Many will undoubtedly remember the tragic accidental fall in 2007 that claimed the life of Webelos Scout Tyler Shope on the first day of summer camp at Hidden Valley Scout Reservation. That incident hit the Scouting community hard.
“Not only was Tyler a great kid and Cub Scout, he was my little brother’s best friend,” said Comp, now a student at Harrisburg Area Community College majoring in mechanical engineering. “My family is very close to the Shope family and I wanted to do something special for them.”
With the permission of the Shope family, Comp set out to create the “Tyler Shope Memorial Playground” at Lupfer’s Grove & Campground in Shermans Dale, Pa.
After redesigning the playground five times in AutoCAD with his uncle, Comp’s final design consisted of a play tractor structure, sand diggers and a swing set with a tractor-tire swing.

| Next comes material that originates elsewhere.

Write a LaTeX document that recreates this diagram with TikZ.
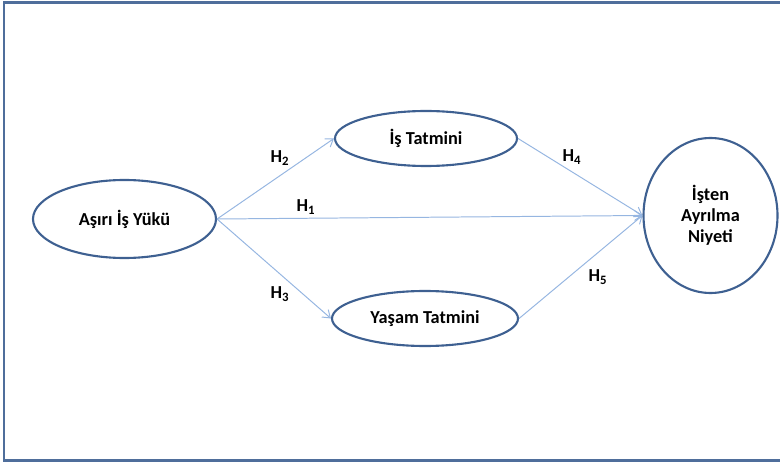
\documentclass[tikz,border=0pt]{standalone}
\usepackage{fontspec}
\setmainfont{Carlito}
\usetikzlibrary{arrows.meta}

\definecolor{framecol}{RGB}{79,110,155}
\definecolor{ringcol}{RGB}{62,96,145}
\definecolor{linkcol}{RGB}{150,182,225}

\tikzset{
    construct/.style={draw=ringcol, line width=1.5pt, ellipse, inner sep=0pt, align=center, font=\bfseries\fontsize{13}{15}\selectfont},
    link/.style={draw=linkcol, line width=0.7pt, -{Straight Barb[length=5pt,width=7pt]}},
    hyp/.style={font=\bfseries\fontsize{13}{15}\selectfont}
}
\usetikzlibrary{shapes.geometric}

\begin{document}
\begin{tikzpicture}[x=0.025cm, y=-0.025cm]

    \useasboundingbox (0,0) rectangle (780,465);

    % Outer frame (cut off on the right)
    \draw[framecol, line width=2pt] (780,2.5) -- (4,2.5) -- (4,460.5) -- (780,460.5);

    % Constructs
    \node[construct, minimum width=183*0.025cm, minimum height=78*0.025cm] (load) at (124.5,219) {Aşırı İş Yükü};
    \node[construct, minimum width=182*0.025cm, minimum height=55*0.025cm] (job) at (426,138.5) {İş Tatmini};
    \node[construct, minimum width=186*0.025cm, minimum height=55*0.025cm] (life) at (425,318.5) {Yaşam Tatmini};
    \node[construct, minimum width=134*0.025cm, minimum height=155*0.025cm] (quit) at (710.5,215.5) {İşten\\Ayrılma\\Niyeti};

    % Hypothesised paths
    \draw[link] (load.east) -- (job.west);
    \draw[link] (load.east) -- (life.west);
    \draw[link] (load.east) -- (quit.west);
    \draw[link] (job.east) -- (quit.west);
    \draw[link] (life.east) -- (quit.west);

    % Path labels
    \node[hyp] (h1) at (306,207) {H\textsubscript{1}};
    \node[hyp] (h2) at (280,158) {H\textsubscript{2}};
    \node[hyp] (h3) at (280,294) {H\textsubscript{3}};
    \node[hyp] (h4) at (572,157) {H\textsubscript{4}};
    \node[hyp] (h5) at (598,277) {H\textsubscript{5}};

\end{tikzpicture}
\end{document}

All of these elements are significant because they are things that Tyler loved in life. Even the location where Comp chose to build the playground is special because it is where Tyler and his family would come to see the Old Iron Tractor Show each year.
With a plan in place and more than 50 eager volunteers, Comp started his project last July. The work went so smoothly that by the end of the first week he knew the project would be completed by his 18th birthday in August. “People would get done with a job and say, ‘Hey, what needs done next?’ ” Comp said.
In addition to setting a 700 pound I-beam, managing people was one of the difficult parts of his project. “Learning how to deal with people and adapting was a challenge,” Comp said, but that’s where Scouting has taught him the most – the importance of working together as a team.
Comp’s team of volunteers logged more than 2,000 hours in completing the playground. The project also benefitted from tremendous community support. “Lots of individuals gave donations, but the biggest contributor was Penske Truck Leasing,” said Comp. “They donated $1,500.” With an estimated project cost of $9,600, Comp managed to raise about $5,000 in donations, with the rest either donated or offset by having materials given to him at cost by local stores.
Overall, Comp said he’s pleased with his project. He hopes it will give kids a safe place to play while it helps the community heal from Tyler’s loss. “We can’t bring Tyler back, but this playground will help others to remember him.”